Leah shook her head, smiling. ‘Nope,’ she said. ‘What links those two letters Robin Durrant kept? What does Hester mention in both of them?’
‘Er … doubts and fears, suspicions … begging for information …’
‘But what else?’ she pressed. Mark shook his head. ‘Her
child
, Mark. She talks about her child in both of them. Firstly that she’s about to give birth, and that she thinks it’s a boy; secondly at length about him as a toddler.’
‘Maybe, but so what? She probably talked about him in the other letters she sent as well.’
‘Perhaps, perhaps not. And maybe he didn’t mean to lose the others. Why would she mention her child at all, to a man convicted of murder who she’s clearly uncomfortable writing to, and when she clearly has more important things to write to him about?’
‘I don’t know … aren’t all new mothers a bit obsessed with their kids?’ he countered.
Leah took a printed page from her back pocket. ‘I found this in the newspaper archive – it’s Hester and Albert on their wedding day.’
‘Oh, so that’s what they looked like. That’s great,’ Mark said.
‘Did you bring the picture of Thomas? Hester’s son? Can I see it?’ Leah asked. Mark pulled it from his coat pocket and handed it to her. She held the two portraits up side by side. The flimsy printout flapped a little in the breeze. ‘What do you notice?’
Mark obediently studied the two pictures for a while, and then shrugged.
‘I don’t know. What am I supposed to be seeing?’
‘The
eyes
, Mark. Any A-level biology student will tell you – it’s almost impossible for two blue-eyed people to have a brown-eyed child. Thomas wasn’t
Albert’s
son. He was Robin Durrant’s.’
‘My God … are you sure?’
‘I’m sure. They must have had a fling or something. Something that of course ended badly when the murder and all the rest of it
happened. The CWGC can do a DNA test for you, if you like. Your great-grandfather was a theosophist, was convicted of a murder he didn’t commit, and was sent to fight in the trenches like a lot of convicts. And he died there, with all of his secrets intact. Until now.’
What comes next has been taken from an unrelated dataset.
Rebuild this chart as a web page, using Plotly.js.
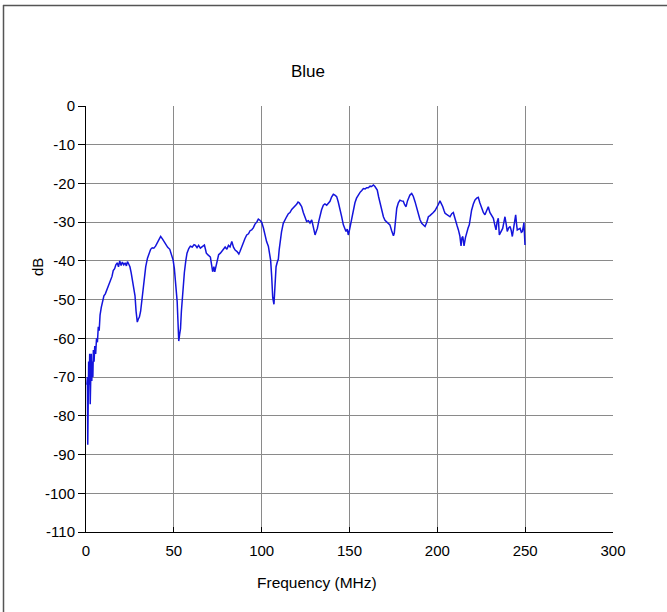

They walked on for a bit longer, still searching, until Leah’s eyes lit upon the name she’d been looking for.
‘Here! Here she is,’ she said. But her excitement quickly faded into something more subdued. It was a small gravestone, so weathered and furred with lichen that it was easy to overlook. It sagged sideways with a slightly weary air, and the turf in front of it was tussocked and neglected. Just visible were chiselled words, the name and the epitaph.
Catherine Morley, April 1889 – August 1911. Safe in the Arms of the Lord
. ‘Her nickname was Black Cat, according to the papers,’ Leah said.
‘Why?’ Mark asked, as they crouched down by the stone. He put out his hand and brushed gritty lichen from her name with his thumb.
‘Who knows? Some things are just lost, after so much time. It could have been a slur on her character,’ Leah sighed. She put the bouquet of flowers on the grave and they looked out of place, too bright.
‘God, she was only twenty-two. So young. You haven’t got anything else to spring on me, have you? Cat Morley wasn’t my long-lost cousin or something?’ Mark smiled.